Anita, the youngest of the sisters, is also the most emotional. She has a zeal for righteousness, and her ethical strength is only topped by her headstrong way of displaying her beliefs. She's quick to risk her life for the right reasons, though she doesn't often realize that her sometimes rash decisions force her sisters to put their safety on the line as well.
They are, of course, fully aware of her temperament, and while they may not voice it, they often feel the same way she does.
The sisters are the true stars of the show, though its plot revolves more around Nenene Sumiregawa, a very popular author and friend of Yomiko Readman. Nenene has had a terrible case of writer's block ever since Yomiko disappeared four years before the show begins. However, one of her books is being made into a movie in Hong Kong, and the threat of terrorist attacks from readers who feel threatened by the popularity of a female writer inspired Nenene's publisher to hire the Three Sisters to protect her.
But that's only the beginning. This disc shows just how deep the story really goes, tying up more loose ends than I realized were there, and opening new paths that the plot just has to follow.
The show features frequent action sequences, though it's also a bit of a spy story, a grade school drama, and a comedy. While the action is consistently top-notch, I think my favorite episode so far is on this disc, the one that shows how the sisters met. It was a slow-paced episode, but never before had the personalities of the three sisters shown so much depth as that particular storyline.
It's hard to convey how much I adore the characters and story of R.O.D..

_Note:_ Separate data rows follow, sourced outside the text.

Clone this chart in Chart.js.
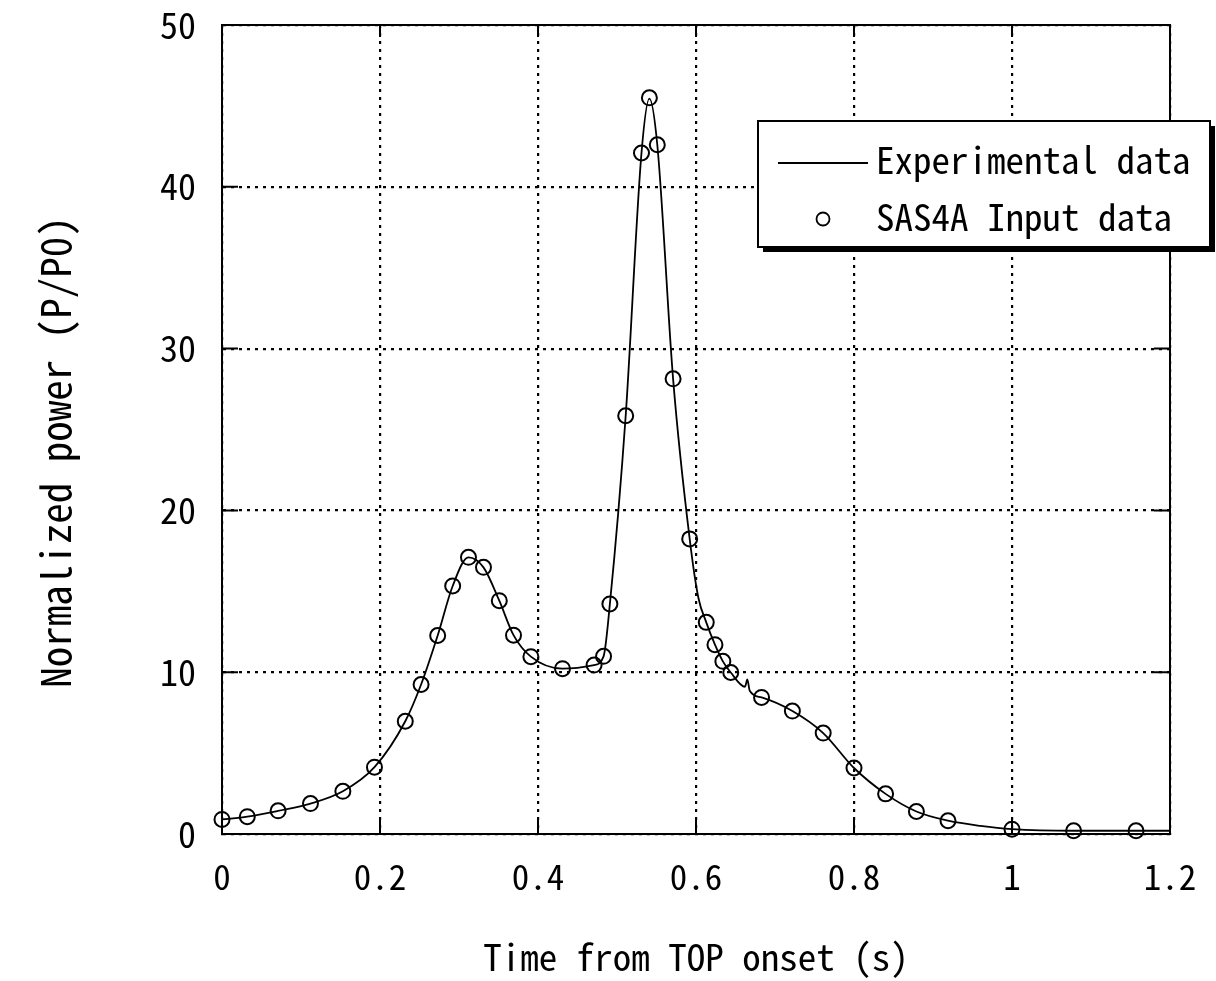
<!DOCTYPE html>
<html><head><meta charset="utf-8">
<script src="https://cdn.jsdelivr.net/npm/chart.js@4.4.1/dist/chart.umd.min.js"></script>
<style>html,body{margin:0;padding:0;background:#fff;} #wrap{width:1216px;height:981px;}</style>
</head><body><div id="wrap"><canvas id="c" width="1216" height="981"></canvas></div>
<script>
const xTickValues = [0, 0.2, 0.4, 0.6, 0.8, 1.0, 1.2];
const xTickLabels = ['0', '0.2', '0.4', '0.6', '0.8', '1', '1.2'];
const yTickValues = [0, 10, 20, 30, 40, 50];
const yTickLabels = ['0', '10', '20', '30', '40', '50'];
const seriesNames = ['Experimental data', 'SAS4A Input data'];
const xAxisTitle = 'Time from TOP onset (s)';
const yAxisTitle = 'Normalized power (P/P0)';

const expTime  = [0, 0.032, 0.071, 0.112, 0.153, 0.193, 0.232, 0.252, 0.273, 0.292, 0.312, 0.331, 0.351, 0.369, 0.391, 0.431, 0.471, 0.483, 0.491, 0.511, 0.531, 0.541, 0.551, 0.571, 0.592, 0.603, 0.613, 0.624, 0.634, 0.644, 0.662, 0.665, 0.668, 0.683, 0.722, 0.761, 0.800, 0.840, 0.879, 0.919, 0.96, 1.0, 1.078, 1.157, 1.2];
const expPower = [0.9, 1.07, 1.43, 1.88, 2.64, 4.13, 6.97, 9.24, 12.27, 15.33, 17.10, 16.48, 14.42, 12.29, 10.96, 10.22, 10.44, 10.98, 14.22, 25.85, 42.09, 45.45, 42.6, 28.13, 18.24, 14.6, 13.08, 11.70, 10.67, 9.98, 9.1, 9.55, 8.85, 8.44, 7.60, 6.24, 4.08, 2.48, 1.39, 0.82, 0.5, 0.3, 0.2, 0.2, 0.2];

const simTime  = [0, 0.032, 0.071, 0.112, 0.153, 0.193, 0.232, 0.252, 0.273, 0.292, 0.312, 0.331, 0.351, 0.369, 0.391, 0.431, 0.471, 0.483, 0.491, 0.511, 0.531, 0.541, 0.551, 0.571, 0.592, 0.613, 0.624, 0.634, 0.644, 0.683, 0.722, 0.761, 0.800, 0.840, 0.879, 0.919, 1.0, 1.078, 1.157];
const simPower = [0.9, 1.07, 1.43, 1.88, 2.64, 4.13, 6.97, 9.24, 12.27, 15.33, 17.10, 16.48, 14.42, 12.29, 10.96, 10.22, 10.44, 10.98, 14.22, 25.85, 42.09, 45.50, 42.6, 28.13, 18.24, 13.08, 11.70, 10.67, 9.98, 8.44, 7.60, 6.24, 4.08, 2.48, 1.39, 0.82, 0.3, 0.2, 0.2];

const FONT = "'Noto Sans Mono CJK JP','Noto Sans Mono CJK SC','DejaVu Sans Mono',monospace";

const framePlugin = {
  id: 'frame',
  afterDraw(chart) {
    const ctx = chart.ctx;
    const {left, right, top, bottom} = chart.chartArea;
    const xs = chart.scales.x, ys = chart.scales.y;
    ctx.save();
    ctx.strokeStyle = '#000';
    ctx.lineWidth = 2;
    ctx.strokeRect(left, top, right - left, bottom - top);
    ctx.beginPath();
    xTickValues.forEach(v => {
      const px = xs.getPixelForValue(v);
      ctx.moveTo(px, bottom); ctx.lineTo(px, bottom - 15);
      ctx.moveTo(px, top); ctx.lineTo(px, top + 12);
    });
    yTickValues.forEach(v => {
      const py = ys.getPixelForValue(v);
      ctx.moveTo(left, py); ctx.lineTo(left + 16, py);
      ctx.moveTo(right, py); ctx.lineTo(right - 16, py);
    });
    ctx.stroke();

    // y-axis title
    ctx.save();
    ctx.translate(55, 452);
    ctx.rotate(-Math.PI / 2);
    ctx.fillStyle = '#000';
    ctx.font = '41px ' + FONT;
    ctx.textAlign = 'center';
    ctx.textBaseline = 'middle';
    ctx.fillText(yAxisTitle, 0, 0);
    ctx.restore();

    // legend box
    const bx = 758, by = 121, bw = 452, bh = 126;
    ctx.fillStyle = '#000';
    ctx.fillRect(bx + 5, by + 5, bw, bh);
    ctx.fillStyle = '#fff';
    ctx.fillRect(bx, by, bw, bh);
    ctx.lineWidth = 2;
    ctx.strokeRect(bx, by, bw, bh);
    ctx.lineWidth = 1.8;
    ctx.beginPath();
    ctx.moveTo(778, 163); ctx.lineTo(868, 163);
    ctx.stroke();
    ctx.beginPath();
    ctx.arc(823, 219, 6.5, 0, Math.PI * 2);
    ctx.stroke();
    ctx.fillStyle = '#000';
    ctx.font = '37px ' + FONT;
    ctx.textBaseline = 'middle';
    ctx.textAlign = 'left';
    ctx.fillText(seriesNames[0], 876, 160);
    ctx.fillText(seriesNames[1], 876, 217);
    ctx.restore();
  }
};

const ctx = document.getElementById('c').getContext('2d');
new Chart(ctx, {
  type: 'scatter',
  data: {
    datasets: [
      {
        type: 'line',
        label: seriesNames[0],
        data: expTime.map((t, i) => ({x: t, y: expPower[i]})),
        borderColor: '#000',
        borderWidth: 1.8,
        pointRadius: 0,
        fill: false,
        cubicInterpolationMode: 'monotone',
        clip: false
      },
      {
        label: seriesNames[1],
        data: simTime.map((t, i) => ({x: t, y: simPower[i]})),
        showLine: false,
        pointStyle: 'circle',
        pointRadius: 7.5,
        pointBorderWidth: 2,
        borderColor: '#000',
        backgroundColor: 'rgba(0,0,0,0)',
        pointBackgroundColor: 'rgba(0,0,0,0)',
        clip: false
      }
    ]
  },
  options: {
    responsive: false,
    devicePixelRatio: 1,
    animation: false,
    layout: { padding: { left: 0, top: 25, right: 46, bottom: 0 } },
    plugins: { legend: { display: false }, tooltip: { enabled: false } },
    scales: {
      x: {
        type: 'linear', min: 0, max: 1.2,
        afterBuildTicks: s => { s.ticks = xTickValues.map(v => ({value: v})); },
        afterFit: s => { s.height = 147; s.paddingLeft = 0; s.paddingRight = 0; },
        ticks: {
          color: '#000', padding: 22, maxRotation: 0,
          font: { family: FONT, size: 35 },
          callback: (v) => { const i = xTickValues.findIndex(t => Math.abs(t - v) < 1e-9); return i >= 0 ? xTickLabels[i] : ''; }
        },
        grid: { color: '#000', lineWidth: 2.2, drawTicks: false },
        border: { display: true, color: '#000', width: 2, dash: [3, 5] },
        title: { display: true, text: xAxisTitle, color: '#000', font: { family: FONT, size: 37 }, padding: { top: 0, bottom: 2 } }
      },
      y: {
        type: 'linear', min: 0, max: 50,
        afterBuildTicks: s => { s.ticks = yTickValues.map(v => ({value: v})); },
        afterFit: s => { s.width = 222; s.paddingTop = 0; s.paddingBottom = 0; },
        ticks: {
          color: '#000', padding: 26,
          font: { family: FONT, size: 36 },
          callback: (v) => { const i = yTickValues.indexOf(v); return i >= 0 ? yTickLabels[i] : ''; }
        },
        grid: { color: '#000', lineWidth: 2.2, drawTicks: false },
        border: { display: true, color: '#000', width: 2, dash: [3, 5] },
        title: { display: false, text: yAxisTitle }
      }
    }
  },
  plugins: [framePlugin]
});
</script>
</body></html>
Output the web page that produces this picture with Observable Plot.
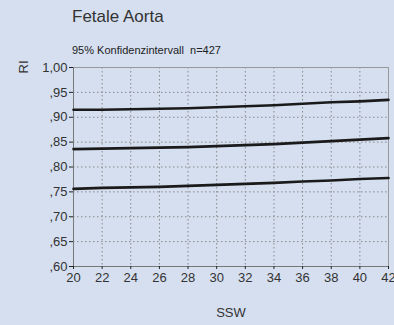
<!DOCTYPE html>
<html><head><meta charset="utf-8">
<script src="https://cdn.jsdelivr.net/npm/d3@7"></script>
<script src="https://cdn.jsdelivr.net/npm/@observablehq/plot@0.6"></script>
<style>
html,body{margin:0;padding:0;background:#d5dff0;}
body{width:394px;height:325px;position:relative;overflow:hidden;font-family:"Liberation Sans",Arial,sans-serif;}
#title{position:absolute;left:72px;top:7px;font-size:17px;color:#333;}
#sub{position:absolute;left:72px;top:44px;font-size:11px;color:#222;}
#chart{position:absolute;left:0;top:0;}
</style></head><body>
<div id="chart"></div>
<div id="title">Fetale Aorta</div>
<div id="sub">95% Konfidenzintervall&nbsp; n=427</div>
<script>
const weeks = [20, 22, 24, 26, 28, 30, 32, 34, 36, 38, 40, 42];
const upper = [0.915, 0.915, 0.916, 0.917, 0.918, 0.920, 0.922, 0.924, 0.927, 0.930, 0.932, 0.935];
const median = [0.836, 0.837, 0.838, 0.839, 0.840, 0.842, 0.844, 0.846, 0.849, 0.852, 0.855, 0.858];
const lower = [0.756, 0.758, 0.759, 0.760, 0.762, 0.764, 0.766, 0.768, 0.771, 0.773, 0.776, 0.778];
const xTicks = [20, 22, 24, 26, 28, 30, 32, 34, 36, 38, 40, 42];
const yTicks = [0.60, 0.65, 0.70, 0.75, 0.80, 0.85, 0.90, 0.95, 1.00];

const series = [["upper", upper], ["median", median], ["lower", lower]];
const data = series.flatMap(([name, vals]) => weeks.map((w, i) => ({series: name, week: w, ri: vals[i]})));
const fmt = d => d.toFixed(2).replace(".", ",").replace(/^0/, "");

const plot = Plot.plot({
  width: 394, height: 325,
  marginLeft: 73, marginRight: 6, marginTop: 67, marginBottom: 59,
  style: {background: "transparent", fontFamily: "Liberation Sans, Arial, sans-serif", fontSize: "12px", color: "#333"},
  x: {domain: [20, 42], ticks: xTicks, tickSize: 3, tickPadding: 3, label: null},
  y: {domain: [0.60, 1.00], ticks: yTicks, tickSize: 4, tickPadding: 2, tickFormat: fmt, label: null},
  marks: [
    Plot.gridX(xTicks.slice(1, -1), {stroke: "#888", strokeOpacity: 1, strokeDasharray: "1.5,2.5", strokeWidth: 1}),
    Plot.gridY(yTicks.slice(1, -1), {stroke: "#888", strokeOpacity: 1, strokeDasharray: "1.5,2.5", strokeWidth: 1}),
    Plot.frame({stroke: "#999", strokeWidth: 1}),
    Plot.ruleX([20], {stroke: "#777"}),
    Plot.ruleY([0.60], {stroke: "#777"}),
    Plot.line(data, {x: "week", y: "ri", z: "series", stroke: "#1a1a1a", strokeWidth: 2.6}),
    Plot.axisX({ticks: xTicks, tickSize: 3, tickPadding: 3, tickFormat: d => d, stroke: "#222", fontSize: 13, fill: "#333"}),
    Plot.axisY({ticks: yTicks, tickSize: 4, tickPadding: 2, tickFormat: fmt, stroke: "#222", fontSize: 13, fill: "#333"}),
    Plot.text(["SSW"], {frameAnchor: "bottom", dy: 50, dx: 0, fontSize: 13, fill: "#333", textAnchor: "middle"}),
    Plot.text(["RI"], {frameAnchor: "top-left", dx: -55, dy: 6, rotate: -90, fontSize: 13, fill: "#333"})
  ]
});
document.getElementById("chart").appendChild(plot);
</script>
</body></html>
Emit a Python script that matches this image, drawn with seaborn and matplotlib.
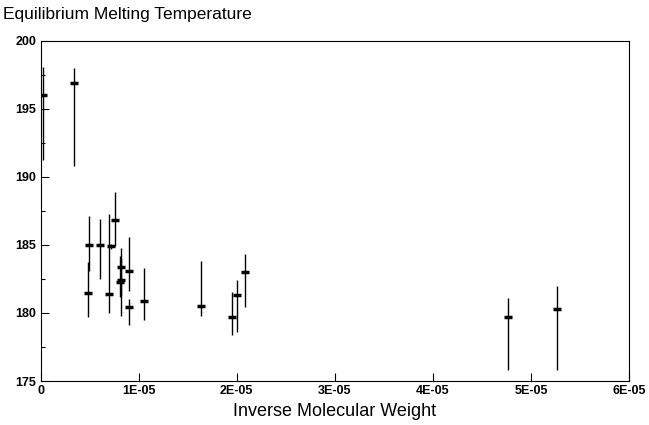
import matplotlib
matplotlib.use("Agg")
import matplotlib.pyplot as plt
import seaborn as sns
import numpy as np
import pandas as pd
from matplotlib.ticker import MultipleLocator, FixedLocator

inv_mw = [2.9e-7, 3.45e-6, 4.81e-6, 4.98e-6, 6.07e-6, 7.02e-6, 7.19e-6, 7.63e-6,
          8.18e-6, 8.10e-6, 8.25e-6, 9.0e-6, 9.0e-6, 1.059e-5, 1.634e-5,
          1.956e-5, 2.0e-5, 2.08e-5, 4.765e-5, 5.265e-5]
tm = [196.0, 196.9, 181.5, 185.0, 185.0, 181.4, 184.9, 186.8,
      183.4, 182.3, 182.4, 183.1, 180.4, 180.9, 180.5,
      179.7, 181.3, 183.0, 179.7, 180.3]
err_low = [191.2, 190.8, 179.7, 183.1, 182.5, 180.0, 184.7, 184.9,
           179.8, 181.2, 181.3, 181.6, 179.1, 179.5, 179.8,
           178.4, 178.6, 180.45, 175.8, 175.8]
err_high = [198.1, 198.0, 183.75, 187.1, 186.9, 187.3, 185.1, 188.9,
            184.75, 184.2, 184.0, 185.6, 181.0, 183.3, 183.8,
            181.55, 182.4, 184.3, 181.1, 182.0]

x_ticks = [0, 1e-5, 2e-5, 3e-5, 4e-5, 5e-5, 6e-5]
x_tick_labels = ["0", "1E-05", "2E-05", "3E-05", "4E-05", "5E-05", "6E-05"]
y_ticks = [175, 180, 185, 190, 195, 200]

df = pd.DataFrame({"x": inv_mw, "y": tm, "lo": err_low, "hi": err_high})

sns.set_style("ticks")
plt.rcParams["font.family"] = ["Liberation Sans", "DejaVu Sans"]
plt.rcParams["text.color"] = "black"
plt.rcParams["axes.labelcolor"] = "black"

fig = plt.figure(figsize=(6.49, 4.25), dpi=100)
ax = fig.add_axes([40.5 / 649, 1 - 381 / 425, (629 - 40.5) / 649, (381 - 40.7) / 425])

yerr = np.array([df["y"] - df["lo"], df["hi"] - df["y"]])
ax.errorbar(df["x"], df["y"], yerr=yerr, fmt="none", ecolor="black",
            elinewidth=1.0, capsize=0)
sns.scatterplot(data=df, x="x", y="y", ax=ax, marker="_", s=40,
                color="black", linewidth=2.5, legend=False)

ax.set_xlim(0, 6e-5)
ax.set_ylim(175, 200)
ax.xaxis.set_major_locator(FixedLocator(x_ticks))
ax.set_xticklabels(x_tick_labels)
ax.yaxis.set_major_locator(FixedLocator(y_ticks))
ax.yaxis.set_minor_locator(MultipleLocator(2.5))
ax.tick_params(axis="both", which="major", direction="in", length=6,
               width=0.8, labelsize=9, pad=3, colors="black")
ax.tick_params(axis="y", which="minor", direction="in", length=3, width=0.8,
               colors="black")
for lab in ax.get_xticklabels() + ax.get_yticklabels():
    lab.set_fontweight("bold")
for s in ax.spines.values():
    s.set_color("black")
    s.set_linewidth(0.8)

ax.set_xlabel("Inverse Molecular Weight", fontsize=13, labelpad=4, color="black")
ax.set_ylabel("")
fig.text(3 / 649, 1 - 19 / 425, "Equilibrium Melting Temperature",
         fontsize=12.5, ha="left", va="baseline", color="black")

fig.savefig("out.png", dpi=100)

Animation for the show is just as amazing, with plenty of attractive characters to keep viewers' eyes happy, smoothly animated fight scenes, and detailed backgrounds that are impressive for a TV series. With all the pretty girls in this show, it's no wonder there's a strong yuri-leaning fanbase for R.O.D.. Even though Nenene has explicitly said that she doesn't swing "that way", there's plenty of fodder here for volumes and volumes of yuri material.
Voice acting is great on both audio tracks, and it's obvious that the English voice production crew really cares about this project. More concern is given to meaning than mouth flaps, and that's something I can really appreciate.
Read or Die's excellent main theme reappears in this series (whenever the Three Sisters need some inspiring background music), along with a good deal of funky and classical new tunes to keep the action moving. Geneon has already released the soundtrack CD for this show in the US, so I'd recommend picking that up if you like the show. There are some great instrumental tracks on there. It might not give you the ability to cut walls with sheets of paper, but it will pep you up.
Extras aren't spectacular, but I've enjoyed the single-episode voice commentaries on each of the three volumes so far. This time it's with the North American production crew, and they offer noteworthy insights to the show as well as their own methods.
It also makes me happy to hear how much they respect Joss Whedon. I know I do too.
So as a fan of literature as much as I am of anime, this is one of the most satisfying shows I've ever seen. I love the characters, the plot is exciting, fresh, and yet obviously inspired by some literary classics. The production values are stellar, and when writing the dub, the English scriptwriters had Buffy dialogue in mind.
It's awfully hard to top that.
R.O.D. is a wonderful multi-genre series, and it easily lives up to the considerable hype it has generated in the fansub world. Do us all a favor and support this series so that perhaps, one day, we'll have more of it to enjoy.
At least they might get the manga over here quicker.